Ez Mac eventually became Mac Miller, giving college kids hits like The Spins (2010) and Party on Fifth Ave (2011).

But somewhere between 2014 and 2015, when Miller’s struggles with addiction hit a peak, he went from a party kid to a poet who was clearly struggling.

The release of GO:OD AM (2015) was the world’s first look into Miller’s psyche – his thoughts, feelings and everyday struggles. Influences of drugs and partying were very much still there but this time, more as a means to quiet his mind and escape the torment and pain he felt inside.

We see this in Perfect Circle / God Speed with lyrics like: “White lines be numbing them dark times / Them pills that I’m popping, I need to man up / Admit it’s a problem, I need a wake up / Before one morning, I don’t wake up.”

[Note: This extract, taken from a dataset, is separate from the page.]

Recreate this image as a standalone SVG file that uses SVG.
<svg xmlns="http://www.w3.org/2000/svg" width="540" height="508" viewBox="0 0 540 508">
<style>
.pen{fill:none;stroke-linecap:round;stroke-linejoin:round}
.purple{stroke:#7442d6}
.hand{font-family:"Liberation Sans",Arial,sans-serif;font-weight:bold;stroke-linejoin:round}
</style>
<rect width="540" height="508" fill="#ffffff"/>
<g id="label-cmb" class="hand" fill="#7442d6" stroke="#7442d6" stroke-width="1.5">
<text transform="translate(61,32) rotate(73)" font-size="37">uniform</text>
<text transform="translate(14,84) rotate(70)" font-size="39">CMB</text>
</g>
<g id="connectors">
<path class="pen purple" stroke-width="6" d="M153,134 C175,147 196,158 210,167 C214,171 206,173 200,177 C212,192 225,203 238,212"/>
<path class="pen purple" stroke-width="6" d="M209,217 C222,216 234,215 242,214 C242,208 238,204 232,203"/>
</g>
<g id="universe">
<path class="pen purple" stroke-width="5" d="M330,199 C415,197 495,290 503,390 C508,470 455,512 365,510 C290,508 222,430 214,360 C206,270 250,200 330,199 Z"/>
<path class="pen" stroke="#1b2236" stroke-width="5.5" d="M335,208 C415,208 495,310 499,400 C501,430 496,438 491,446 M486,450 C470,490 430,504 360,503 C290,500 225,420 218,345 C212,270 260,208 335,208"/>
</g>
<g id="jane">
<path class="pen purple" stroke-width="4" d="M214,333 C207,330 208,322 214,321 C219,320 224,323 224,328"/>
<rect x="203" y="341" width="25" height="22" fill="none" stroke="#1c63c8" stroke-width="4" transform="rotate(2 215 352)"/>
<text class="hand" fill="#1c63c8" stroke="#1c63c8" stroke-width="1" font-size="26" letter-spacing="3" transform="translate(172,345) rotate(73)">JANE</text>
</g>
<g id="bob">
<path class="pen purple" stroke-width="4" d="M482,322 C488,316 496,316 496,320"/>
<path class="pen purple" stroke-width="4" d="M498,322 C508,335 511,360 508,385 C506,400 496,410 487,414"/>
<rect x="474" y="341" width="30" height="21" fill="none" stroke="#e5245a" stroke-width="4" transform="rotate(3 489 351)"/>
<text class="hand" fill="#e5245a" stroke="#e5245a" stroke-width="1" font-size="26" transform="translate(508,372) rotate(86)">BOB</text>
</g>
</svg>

“He sounds like someone’s troubled little brother made good: from the album’s opening horns, you can sense that this is a victory lap of sorts, a homecoming,” said Pitchfork contributor Tayler Montague after the release of Miller’s fourth solo studio album.

GO:OD AM caused a shift in Miller and his loyal listeners – it was the first time they heard their idol say, ‘Hey, I’m scared if I keep going like this I might not live to see another day.’

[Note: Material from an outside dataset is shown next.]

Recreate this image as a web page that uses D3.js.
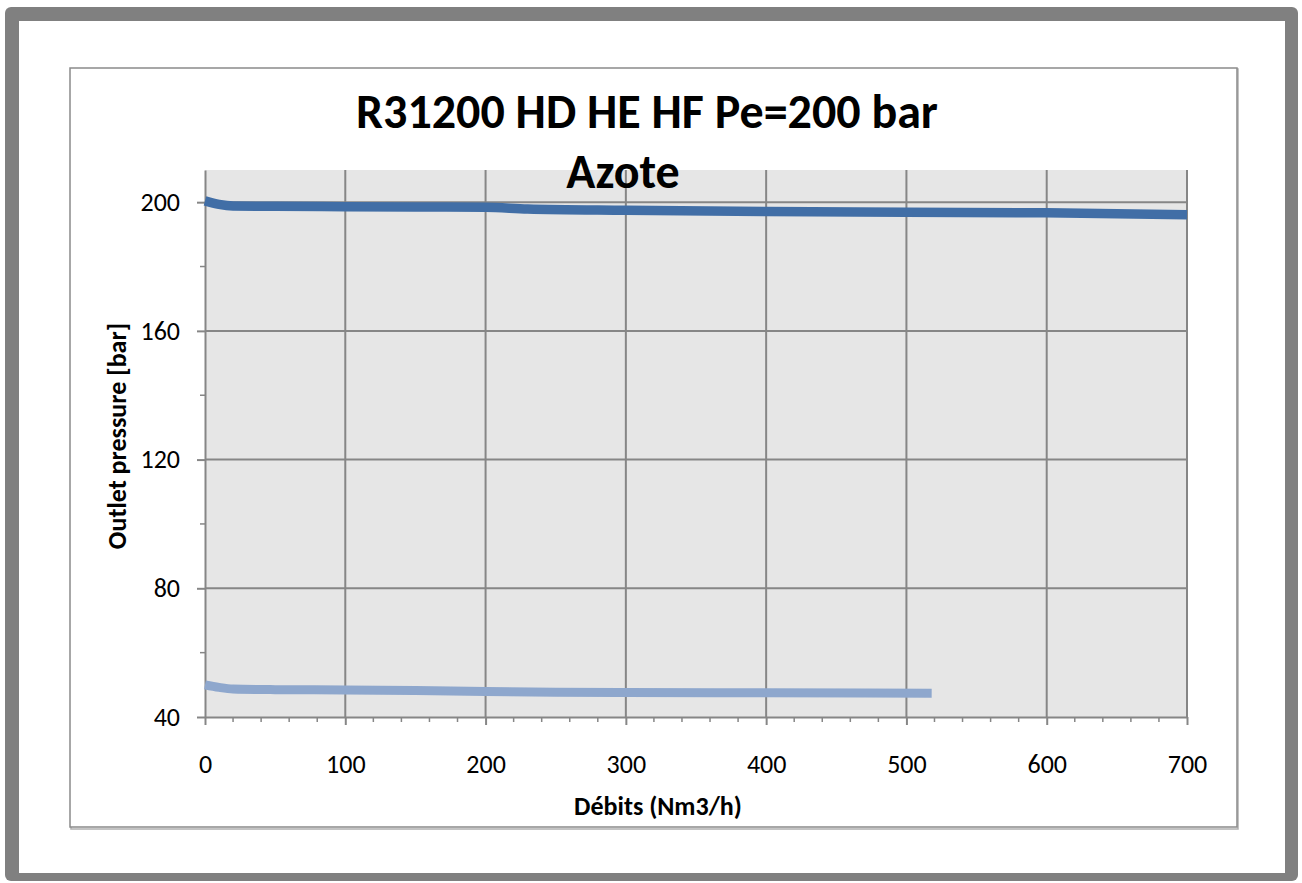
<!DOCTYPE html>
<html>
<head>
<meta charset="utf-8">
<script src="https://cdn.jsdelivr.net/npm/d3@7"></script>
<style>
  body { margin: 0; background: #fff; }
  text { font-family: Carlito, Lato, "Open Sans", sans-serif; }
</style>
</head>
<body>
<div id="chart"></div>
<script>
// data
let flowHigh = [0, 10, 20, 50, 100, 150, 200, 230, 300, 400, 500, 600, 700];
let pressHigh = [200.4, 199.3, 198.8, 198.7, 198.6, 198.5, 198.4, 197.9, 197.5, 197.1, 196.9, 196.7, 196.1];
let flowLow = [0, 10, 20, 50, 100, 150, 200, 250, 300, 400, 518];
let pressLow = [50.0, 49.2, 48.7, 48.5, 48.4, 48.2, 47.9, 47.7, 47.6, 47.5, 47.4];
let xTicks = [0, 100, 200, 300, 400, 500, 600, 700];
let yTicks = [40, 80, 120, 160, 200];
let titleLines = ["R31200 HD HE HF Pe=200 bar", "Azote"];

let W = 1302, H = 883;

let svg = d3.select("#chart").append("svg")
    .attr("width", W)
    .attr("height", H);

// outer gray frame
svg.append("rect")
    .attr("x", 5).attr("y", 7)
    .attr("width", 1293).attr("height", 874)
    .attr("rx", 6)
    .attr("fill", "#808080");
svg.append("rect")
    .attr("x", 19).attr("y", 21)
    .attr("width", 1266).attr("height", 852)
    .attr("fill", "#fff");

// chart box with a little shadow
svg.append("rect")
    .attr("x", 71).attr("y", 69)
    .attr("width", 1167).attr("height", 760)
    .attr("fill", "none")
    .attr("stroke", "#b0b0b0")
    .attr("stroke-width", 1.5);
svg.append("rect")
    .attr("x", 70).attr("y", 68)
    .attr("width", 1167).attr("height", 759)
    .attr("fill", "#fff")
    .attr("stroke", "#8a8a8a")
    .attr("stroke-width", 1.5);

let marginLeft = 205, marginTop = 170, plotW = 982, plotH = 547;

let x = d3.scaleLinear().domain([0, 700]).range([0, plotW]);
let y = d3.scaleLinear().domain([40, 210]).range([plotH, 0]);

let g = svg.append("g")
    .attr("transform", "translate(" + marginLeft + "," + marginTop + ")");

// plot background
g.append("rect")
    .attr("width", plotW)
    .attr("height", plotH)
    .attr("fill", "#e6e6e6");

// gridlines
g.selectAll(".vgrid")
    .data(xTicks.slice(1))
    .enter().append("line")
    .attr("x1", d => x(d)).attr("x2", d => x(d))
    .attr("y1", 0).attr("y2", plotH)
    .attr("stroke", "#868686")
    .attr("stroke-width", 2);
g.selectAll(".hgrid")
    .data(yTicks.slice(1))
    .enter().append("line")
    .attr("x1", 0).attr("x2", plotW)
    .attr("y1", d => y(d)).attr("y2", d => y(d))
    .attr("stroke", "#868686")
    .attr("stroke-width", 2);

// minor ticks
let xMinor = d3.range(0, 701, 20).filter(v => v % 100 !== 0);
let yMinor = d3.range(60, 201, 40);
g.selectAll(".xminor")
    .data(xMinor)
    .enter().append("line")
    .attr("x1", d => x(d)).attr("x2", d => x(d))
    .attr("y1", plotH).attr("y2", plotH + 5)
    .attr("stroke", "#868686").attr("stroke-width", 1.5);
g.selectAll(".yminor")
    .data(yMinor)
    .enter().append("line")
    .attr("x1", -5).attr("x2", 0)
    .attr("y1", d => y(d)).attr("y2", d => y(d))
    .attr("stroke", "#868686").attr("stroke-width", 1.5);

// X axis
let xAxis = g.append("g")
    .attr("transform", "translate(0," + plotH + ")")
    .call(d3.axisBottom(x).tickValues(xTicks).tickSize(8).tickSizeOuter(0).tickPadding(30));
xAxis.select(".domain").attr("stroke", "#868686").attr("stroke-width", 2);
xAxis.selectAll(".tick line").attr("stroke", "#868686").attr("stroke-width", 2);
xAxis.selectAll("text")
    .attr("fill", "#000")
    .style("font-size", "26px");

// Y axis
let yAxis = g.append("g")
    .call(d3.axisLeft(y).tickValues(yTicks).tickSize(8).tickSizeOuter(0).tickPadding(17));
yAxis.select(".domain").attr("stroke", "#868686").attr("stroke-width", 2);
yAxis.selectAll(".tick line").attr("stroke", "#868686").attr("stroke-width", 2);
yAxis.selectAll("text")
    .attr("fill", "#000")
    .style("font-size", "26px");

// the lines
let line = d3.line()
    .x(d => x(d[0]))
    .y(d => y(d[1]))
    .curve(d3.curveMonotoneX);

g.append("path")
    .datum(d3.zip(flowLow, pressLow))
    .attr("fill", "none")
    .attr("stroke", "#8ea7cd")
    .attr("stroke-width", 9)
    .attr("d", line);

g.append("path")
    .datum(d3.zip(flowHigh, pressHigh))
    .attr("fill", "none")
    .attr("stroke", "#416ea6")
    .attr("stroke-width", 9.5)
    .attr("d", line);

// title (second line sits a bit left of centre, like the original)
svg.selectAll(".title")
    .data(titleLines)
    .enter().append("text")
    .attr("x", (d, i) => i === 0 ? 647 : 623)
    .attr("y", (d, i) => 128 + i * 60)
    .attr("text-anchor", "middle")
    .style("font-size", "48px")
    .style("font-weight", "bold")
    .text(d => d);

// axis titles
svg.append("text")
    .attr("x", 658)
    .attr("y", 815)
    .attr("text-anchor", "middle")
    .style("font-size", "26px")
    .style("font-weight", "bold")
    .text("Débits (Nm3/h)");

svg.append("text")
    .attr("transform", "translate(126,436) rotate(-90)")
    .attr("text-anchor", "middle")
    .style("font-size", "26px")
    .style("font-weight", "bold")
    .text("Outlet pressure [bar]");
</script>
</body>
</html>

“There’s something about just being able to find that song that lyrically can express how you’re feeling,” said Mac Miller fan Drew Ecker. “His music is just so relatable in my mind.”

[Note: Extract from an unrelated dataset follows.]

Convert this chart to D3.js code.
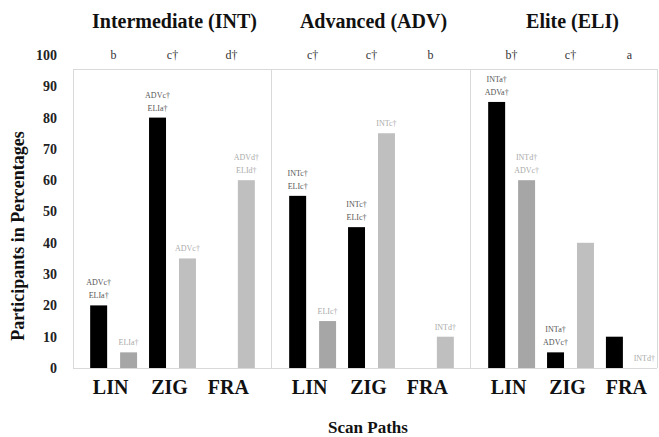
<!DOCTYPE html>
<html>
<head>
<meta charset="utf-8">
<script src="https://cdn.jsdelivr.net/npm/d3@7"></script>
<style>
  body { margin: 0; background: #fff; }
</style>
</head>
<body>
<script>
var groups = ["Intermediate (INT)", "Advanced (ADV)", "Elite (ELI)"]
var paths = ["LIN", "ZIG", "FRA"]
var yTicks = [0, 10, 20, 30, 40, 50, 60, 70, 80, 90, 100]

// participants in % per group, per scan path (first bar / second bar)
var firstBar  = [[20, 80, 0], [55, 45, 0], [85, 5, 10]]
var secondBar = [[5, 35, 60], [15, 75, 10], [60, 40, 0]]

// significance letters over each scan path
var letters = [["b", "c\u2020", "d\u2020"], ["c\u2020", "c\u2020", "b"], ["b\u2020", "c\u2020", "a"]]

// small notes above bars
var firstNotes = [
  [["ADVc\u2020", "ELIa\u2020"], ["ADVc\u2020", "ELIa\u2020"], []],
  [["INTc\u2020", "ELIc\u2020"], ["INTc\u2020", "ELIc\u2020"], []],
  [["INTa\u2020", "ADVa\u2020"], ["INTa\u2020", "ADVc\u2020"], []]
]
var secondNotes = [
  [["ELIa\u2020"], ["ADVc\u2020"], ["ADVd\u2020", "ELId\u2020"]],
  [["ELIc\u2020"], ["INTc\u2020"], ["INTd\u2020"]],
  [["INTd\u2020", "ADVc\u2020"], [], ["INTd\u2020"]]
]

var serif = "'Liberation Serif', 'Times New Roman', 'DejaVu Serif', serif"
var W = 659, H = 437
var plotLeft = 73, plotRight = 657, plotTop = 69, plotBottom = 368

var svg = d3.select("body").append("svg")
    .attr("width", W)
    .attr("height", H)
    .attr("font-family", serif)

var y = d3.scaleLinear().domain([0, 100]).range([plotBottom, 55])

// one band per group, each 199 wide
var xg = d3.scaleBand().domain(groups).range([plotLeft, plotLeft + 199 * 3])
var xc = d3.scaleBand().domain(paths).range([0, xg.bandwidth()]).paddingOuter(0.19)
var xs = d3.scaleBand().domain([0, 1]).range([0, xc.bandwidth()]).paddingInner(0.433).paddingOuter(0.2)

// frame
var frame = svg.append("g").attr("stroke", "#d9d9d9").attr("stroke-width", 1)
frame.append("line").attr("x1", plotLeft).attr("x2", plotRight).attr("y1", plotTop + 0.5).attr("y2", plotTop + 0.5)
frame.append("line").attr("x1", plotLeft).attr("x2", plotRight).attr("y1", plotBottom + 0.5).attr("y2", plotBottom + 0.5)
frame.append("line").attr("x1", plotLeft + 0.5).attr("x2", plotLeft + 0.5).attr("y1", plotTop).attr("y2", plotBottom)
frame.append("line").attr("x1", plotRight + 0.5).attr("x2", plotRight + 0.5).attr("y1", plotTop).attr("y2", plotBottom)
frame.selectAll(".sep").data(groups.slice(1)).enter().append("line")
    .attr("x1", function(d) { return xg(d) - 0.5 }).attr("x2", function(d) { return xg(d) - 0.5 })
    .attr("y1", plotTop).attr("y2", plotBottom)

// y tick labels
svg.append("g").selectAll("text").data(yTicks).enter().append("text")
    .attr("x", 57)
    .attr("y", function(d) { return y(d) })
    .attr("dy", "0.35em")
    .attr("text-anchor", "end")
    .attr("font-size", 14)
    .attr("font-weight", "bold")
    .attr("fill", "#222")
    .text(function(d) { return d })

var secondColor = ["#a6a6a6", "#bfbfbf", "#bfbfbf"]

groups.forEach(function(g, gi) {
  var gx = xg(g)

  svg.append("text")
      .attr("x", gx + xg.bandwidth() / 2 + 2)
      .attr("y", 28)
      .attr("text-anchor", "middle")
      .attr("font-size", 20)
      .attr("font-weight", "bold")
      .attr("fill", "#111")
      .text(g)

  var cat = svg.append("g").selectAll("g").data(paths).enter().append("g")
      .attr("transform", function(p) { return "translate(" + (gx + xc(p)) + ",0)" })

  // first bar (black)
  cat.append("rect")
      .attr("x", xs(0))
      .attr("width", xs.bandwidth())
      .attr("y", function(p, i) { return y(firstBar[gi][i]) })
      .attr("height", function(p, i) { return y(0) - y(firstBar[gi][i]) })
      .attr("fill", "#000")

  // second bar (gray)
  cat.append("rect")
      .attr("x", xs(1))
      .attr("width", xs.bandwidth())
      .attr("y", function(p, i) { return y(secondBar[gi][i]) })
      .attr("height", function(p, i) { return y(0) - y(secondBar[gi][i]) })
      .attr("fill", function(p, i) { return secondColor[i] })

  // notes above bars
  cat.each(function(p, i) {
    var c = d3.select(this)
    var n1 = firstNotes[gi][i], n2 = secondNotes[gi][i]
    n1.forEach(function(t, k) {
      c.append("text")
          .attr("x", xs(0) + xs.bandwidth() / 2)
          .attr("y", y(firstBar[gi][i]) - 7 - (n1.length - 1 - k) * 13)
          .attr("text-anchor", "middle")
          .attr("font-size", 8)
          .attr("fill", "#555")
          .text(t)
    })
    n2.forEach(function(t, k) {
      c.append("text")
          .attr("x", xs(1) + xs.bandwidth() / 2)
          .attr("y", y(secondBar[gi][i]) - 7 - (n2.length - 1 - k) * 13)
          .attr("text-anchor", "middle")
          .attr("font-size", 8)
          .attr("fill", "#aaa")
          .text(t)
    })
  })

  // significance letters
  cat.append("text")
      .attr("x", xc.bandwidth() / 2)
      .attr("y", y(100))
      .attr("dy", "0.35em")
      .attr("text-anchor", "middle")
      .attr("font-size", 12)
      .attr("fill", "#333")
      .text(function(p, i) { return letters[gi][i] })

  // scan path labels
  cat.append("text")
      .attr("x", xc.bandwidth() / 2 - 3)
      .attr("y", 394)
      .attr("text-anchor", "middle")
      .attr("font-size", 20)
      .attr("font-weight", "bold")
      .attr("fill", "#111")
      .text(function(p) { return p })
})

// axis titles
svg.append("text")
    .attr("transform", "translate(24," + 236 + ") rotate(-90)")
    .attr("text-anchor", "middle")
    .attr("font-size", 18)
    .attr("font-weight", "bold")
    .attr("fill", "#111")
    .text("Participants in Percentages")

svg.append("text")
    .attr("x", 368)
    .attr("y", 433)
    .attr("text-anchor", "middle")
    .attr("font-size", 17)
    .attr("font-weight", "bold")
    .attr("fill", "#111")
    .text("Scan Paths")
</script>
</body>
</html>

On the track Brand Name (also on GO:OD AM), Miller says “To everyone who sell me drugs: Don’t mix it with that bullshit, I’m hopin’ not to join the 27 Club.” 

“I remember listening to his music and you could almost feel the sadness, the depression, or just the overall struggle,” said Mac Miller fan and founder of Using: My Story, Isaac Martinez. “It’s crazy how you can feel that.”

Miller’s most notable song about his mental health came on his fifth studio album, Swimming (2018) – released one month before his death. The fifth track on the album, Self Care, touches on his depression with lyrics like: “I know that feelin’ like it’s in my family tree, yeah / That Mercedes drove me crazy, I was speedin’ / Somebody save me from myself.”

Miller wrote Swimming and Circles simultaneously – for the most part. In 2018, he was working with Producer Jon Brion, who says he was so inspired that once he had his songs written for Swimming he just kept writing.

“He’d picked the stuff he picked for Swimming, and then we had this other pile. He was going to go on tour and come back, and we were going to finish up the Circles batch together,” said Brion.

Miller and Brion would never finish the Circles album together.

After Miller’s passing, his family approached Brion and asked him to finish Miller’s work on the Circles album.

Circles was Miller’s most vulnerable work to date – a bittersweet listen knowing that the beautiful work he created was at the expense of his own mind and heart. 

“The feeling that he provides is beautiful. It’s a work of art. That man poured his heart out onto that album,” said aspiring musician, Yung Sioux.
Circles begins with the song of the same title with the opening line: “Well, this is what it look like… right before you fall.” And through his last album, Miller takes us on the journey of his downfall in the most intimately depressing way possible – giving us the ending to a story we weren’t ready to say goodbye to.